Ukip could win its first ever seat in a general election as Tim Aker is predicted to be declared victorious.

4am – Doncaster North, Twickenham, North Devon

Labour announces immigration plans
Ed Miliband should comfortably win in Doncaster North Reuters

Miliband is poised to be the first main party leader to confirm he has been re-elected as an MP as his constituency of Doncaster North is expected to declare around this time.

The results of Twickenham and North Devon could confirm whether the Lib Dems are on for a full meltdown in this election. The Tories are desperate to claim Twickenham over Business Secretary Vince Cable, as well as take the previously safe seat of North Devon.

4.30am – Sheffield Hallam

Nick Clegg
Some opinion polls have put Nick Clegg behind in the Liberal Democrat leader's Sheffield Hallam seat Getty

In one of the most anticipated results of the entire election, Lib Dem leader Nick Clegg will find out if he has held on to his own constituency.
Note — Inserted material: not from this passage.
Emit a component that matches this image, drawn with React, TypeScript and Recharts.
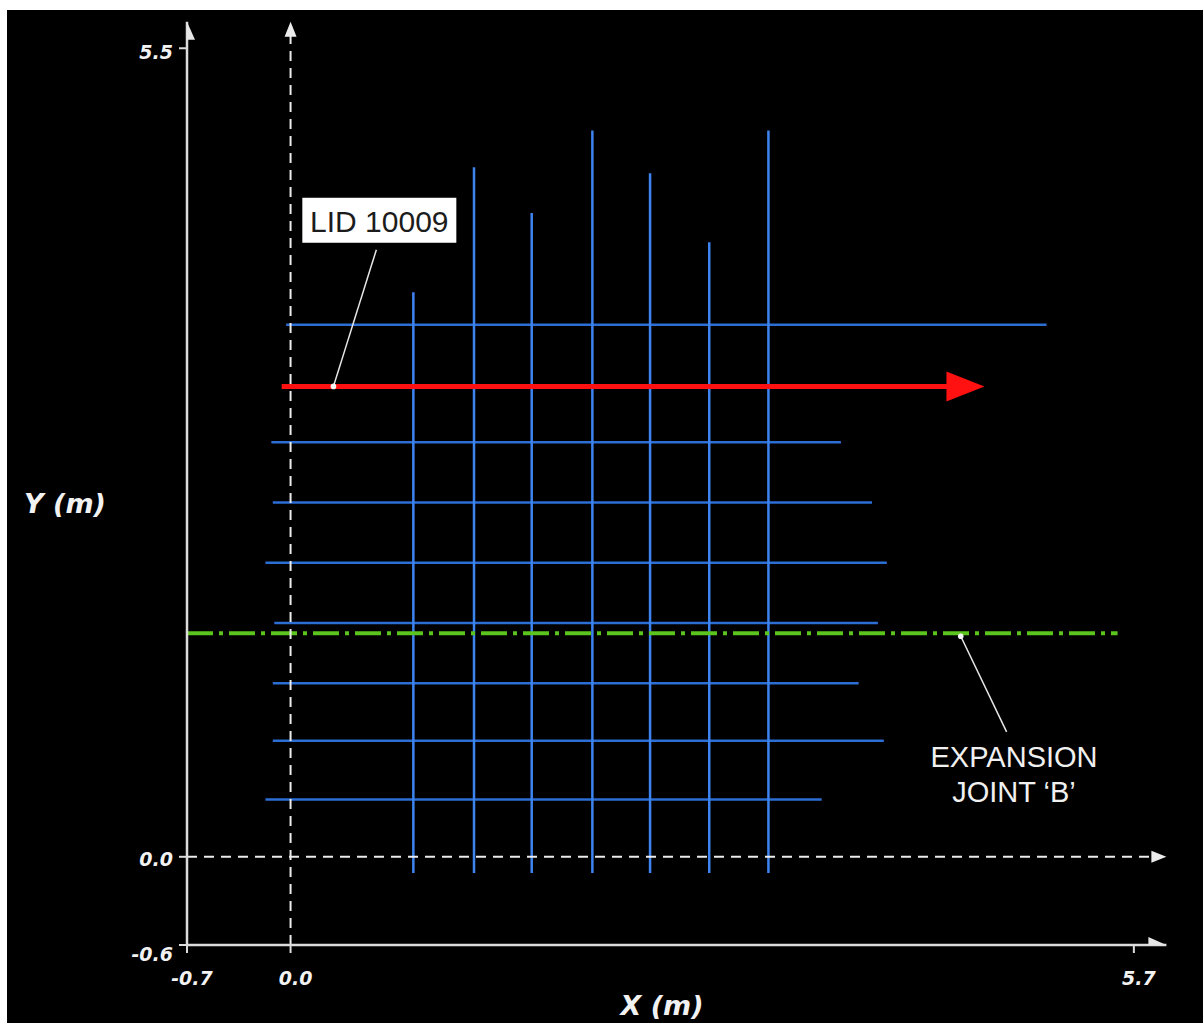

The current deputy prime minister's failure to get re-elected in the Commons could have significant results on his career, the future of the party, as well as who will be in the next ruling government.

4.30am – Witney, Clacton, Morley and Outwood, Gordon

Some big names expecting to hear their results round this time, starting with Cameron who is expected to comfortably keep Witney.

Elsewhere, Shadow Chancellor Ed Balls will be on tenterhooks to see if he has kept his seat in Morley and Outwood, where he won with a majority of just 1,101 in 2010.

Ukip will also be hoping Douglas Carswell will win Clacton following his defection from the Tories, and former SNP leader Alex Salmond is hoping for a return to Westminster by winning in Gordon.

5.30am Rochester and Strood, Inverness, Nairn, Badenoch and Strathspey

Mark Reckless, who along with Carswell defected from the Tories to Ukip while still an elected MP, is hoping to win a full term for his new party at Rochester and Strood.

Senior Lib Dem politician Danny Alexander is also hoping to win re-election to power, as the chief secretary to the treasury stands in Inverness, Nairn, Badenoch & Strathspey.


Nigel Farage
Ukip’s Nigel Farage has declared his intention to quit if he does not win South Thanet Reuters

As many people are waking up, they will find out whether Ukip leader Nigel Farage has won South Thanet. Not only did Farage promise he would resign if he does not get elected into parliament but the result could also have a detrimental effect on his party's future.